▶ [To do] Write each line of the material exactly as given, from the top through the line that contains "const NUMBER_WORD_SPACING = '-1.6px';", and omit all pictures.

▶ [Raw data]
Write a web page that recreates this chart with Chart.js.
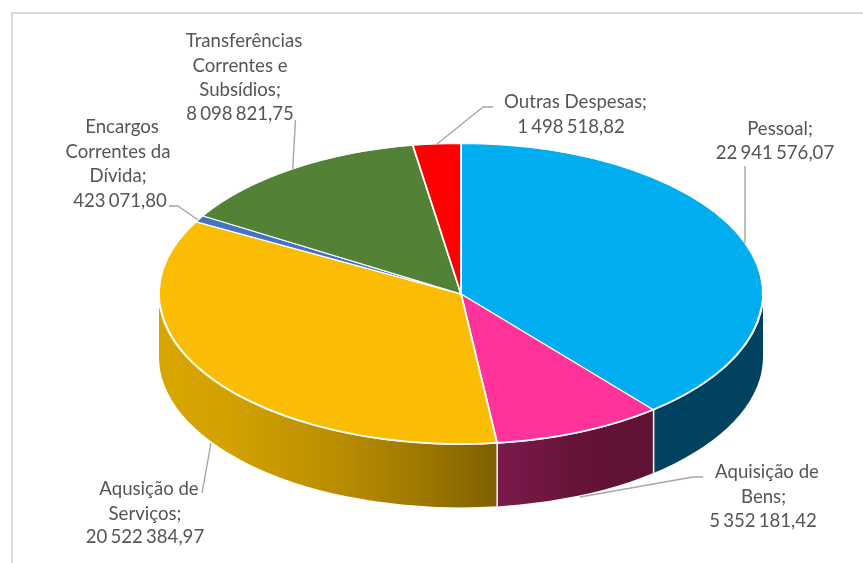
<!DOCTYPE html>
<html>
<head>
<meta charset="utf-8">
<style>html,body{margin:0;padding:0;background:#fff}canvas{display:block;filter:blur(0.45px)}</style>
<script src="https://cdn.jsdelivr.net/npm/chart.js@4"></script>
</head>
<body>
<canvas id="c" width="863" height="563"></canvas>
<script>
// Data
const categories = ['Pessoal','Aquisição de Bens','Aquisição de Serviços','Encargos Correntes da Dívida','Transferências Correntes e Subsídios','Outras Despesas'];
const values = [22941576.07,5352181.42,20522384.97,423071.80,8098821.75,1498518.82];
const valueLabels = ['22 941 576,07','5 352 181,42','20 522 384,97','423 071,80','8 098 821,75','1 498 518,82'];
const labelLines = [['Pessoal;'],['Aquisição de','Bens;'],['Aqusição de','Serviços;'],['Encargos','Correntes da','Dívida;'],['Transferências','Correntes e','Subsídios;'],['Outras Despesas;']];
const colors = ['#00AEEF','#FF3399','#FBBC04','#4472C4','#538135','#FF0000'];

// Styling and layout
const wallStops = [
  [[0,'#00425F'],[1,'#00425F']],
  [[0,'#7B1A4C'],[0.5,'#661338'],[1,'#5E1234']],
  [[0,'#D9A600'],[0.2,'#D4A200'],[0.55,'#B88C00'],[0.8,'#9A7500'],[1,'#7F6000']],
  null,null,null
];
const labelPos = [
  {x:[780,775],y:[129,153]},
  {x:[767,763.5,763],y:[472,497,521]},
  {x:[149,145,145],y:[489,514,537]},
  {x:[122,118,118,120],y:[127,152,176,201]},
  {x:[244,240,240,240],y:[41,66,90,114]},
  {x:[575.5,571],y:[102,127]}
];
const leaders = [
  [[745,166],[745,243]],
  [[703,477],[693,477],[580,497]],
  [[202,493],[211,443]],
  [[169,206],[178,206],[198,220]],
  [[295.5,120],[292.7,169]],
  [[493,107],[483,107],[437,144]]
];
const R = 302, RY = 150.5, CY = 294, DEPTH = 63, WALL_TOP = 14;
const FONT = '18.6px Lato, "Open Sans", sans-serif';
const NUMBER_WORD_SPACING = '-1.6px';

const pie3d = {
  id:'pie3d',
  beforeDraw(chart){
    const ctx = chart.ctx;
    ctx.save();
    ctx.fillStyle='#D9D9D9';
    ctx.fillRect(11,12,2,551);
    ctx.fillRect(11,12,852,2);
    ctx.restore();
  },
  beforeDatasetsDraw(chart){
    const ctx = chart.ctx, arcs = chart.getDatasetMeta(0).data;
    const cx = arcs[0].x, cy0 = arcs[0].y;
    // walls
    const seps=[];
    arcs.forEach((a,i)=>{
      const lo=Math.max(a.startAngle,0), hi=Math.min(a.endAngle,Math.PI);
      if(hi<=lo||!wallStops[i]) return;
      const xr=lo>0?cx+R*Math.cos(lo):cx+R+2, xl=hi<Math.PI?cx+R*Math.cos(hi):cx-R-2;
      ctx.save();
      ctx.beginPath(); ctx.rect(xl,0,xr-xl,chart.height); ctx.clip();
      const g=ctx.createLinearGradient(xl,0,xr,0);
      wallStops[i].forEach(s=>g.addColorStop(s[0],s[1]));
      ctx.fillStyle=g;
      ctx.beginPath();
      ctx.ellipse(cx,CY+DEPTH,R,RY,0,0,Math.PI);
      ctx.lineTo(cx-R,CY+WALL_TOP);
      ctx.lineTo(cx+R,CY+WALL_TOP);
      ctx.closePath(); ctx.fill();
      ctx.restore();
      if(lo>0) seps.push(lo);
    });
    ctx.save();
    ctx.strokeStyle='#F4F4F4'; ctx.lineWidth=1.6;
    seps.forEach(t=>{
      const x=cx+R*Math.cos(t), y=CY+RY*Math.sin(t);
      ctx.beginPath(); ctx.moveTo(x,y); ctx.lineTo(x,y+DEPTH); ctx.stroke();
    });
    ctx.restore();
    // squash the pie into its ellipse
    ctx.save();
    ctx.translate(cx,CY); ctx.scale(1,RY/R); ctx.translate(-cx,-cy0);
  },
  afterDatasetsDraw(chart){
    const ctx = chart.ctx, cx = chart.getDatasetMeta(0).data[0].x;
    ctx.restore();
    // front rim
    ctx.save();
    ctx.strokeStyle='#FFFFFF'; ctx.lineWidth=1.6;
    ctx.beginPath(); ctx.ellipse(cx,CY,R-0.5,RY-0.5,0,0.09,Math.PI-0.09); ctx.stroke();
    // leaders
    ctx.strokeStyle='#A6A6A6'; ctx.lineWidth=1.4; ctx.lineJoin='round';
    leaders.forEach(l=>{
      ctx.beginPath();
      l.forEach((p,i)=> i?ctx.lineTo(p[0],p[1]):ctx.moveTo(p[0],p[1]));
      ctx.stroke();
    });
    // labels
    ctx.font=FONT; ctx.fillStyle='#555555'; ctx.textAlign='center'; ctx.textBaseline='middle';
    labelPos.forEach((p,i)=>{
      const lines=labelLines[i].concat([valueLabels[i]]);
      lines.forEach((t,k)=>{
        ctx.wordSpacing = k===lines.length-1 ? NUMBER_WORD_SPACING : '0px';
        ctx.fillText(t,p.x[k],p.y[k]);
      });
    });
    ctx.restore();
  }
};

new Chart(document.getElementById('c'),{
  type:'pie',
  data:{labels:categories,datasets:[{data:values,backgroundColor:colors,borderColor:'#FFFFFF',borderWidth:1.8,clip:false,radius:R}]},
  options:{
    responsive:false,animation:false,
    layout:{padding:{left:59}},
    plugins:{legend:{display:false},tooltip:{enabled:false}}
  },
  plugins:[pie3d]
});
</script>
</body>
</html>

▶ [Answer to the problem]
Write a web page that recreates this chart with Chart.js.
<!DOCTYPE html>
<html>
<head>
<meta charset="utf-8">
<style>html,body{margin:0;padding:0;background:#fff}canvas{display:block;filter:blur(0.45px)}</style>
<script src="https://cdn.jsdelivr.net/npm/chart.js@4"></script>
</head>
<body>
<canvas id="c" width="863" height="563"></canvas>
<script>
// Data
const categories = ['Pessoal','Aquisição de Bens','Aquisição de Serviços','Encargos Correntes da Dívida','Transferências Correntes e Subsídios','Outras Despesas'];
const values = [22941576.07,5352181.42,20522384.97,423071.80,8098821.75,1498518.82];
const valueLabels = ['22 941 576,07','5 352 181,42','20 522 384,97','423 071,80','8 098 821,75','1 498 518,82'];
const labelLines = [['Pessoal;'],['Aquisição de','Bens;'],['Aqusição de','Serviços;'],['Encargos','Correntes da','Dívida;'],['Transferências','Correntes e','Subsídios;'],['Outras Despesas;']];
const colors = ['#00AEEF','#FF3399','#FBBC04','#4472C4','#538135','#FF0000'];

// Styling and layout
const wallStops = [
  [[0,'#00425F'],[1,'#00425F']],
  [[0,'#7B1A4C'],[0.5,'#661338'],[1,'#5E1234']],
  [[0,'#D9A600'],[0.2,'#D4A200'],[0.55,'#B88C00'],[0.8,'#9A7500'],[1,'#7F6000']],
  null,null,null
];
const labelPos = [
  {x:[780,775],y:[129,153]},
  {x:[767,763.5,763],y:[472,497,521]},
  {x:[149,145,145],y:[489,514,537]},
  {x:[122,118,118,120],y:[127,152,176,201]},
  {x:[244,240,240,240],y:[41,66,90,114]},
  {x:[575.5,571],y:[102,127]}
];
const leaders = [
  [[745,166],[745,243]],
  [[703,477],[693,477],[580,497]],
  [[202,493],[211,443]],
  [[169,206],[178,206],[198,220]],
  [[295.5,120],[292.7,169]],
  [[493,107],[483,107],[437,144]]
];
const R = 302, RY = 150.5, CY = 294, DEPTH = 63, WALL_TOP = 14;
const FONT = '18.6px Lato, "Open Sans", sans-serif';
const NUMBER_WORD_SPACING = '-1.6px';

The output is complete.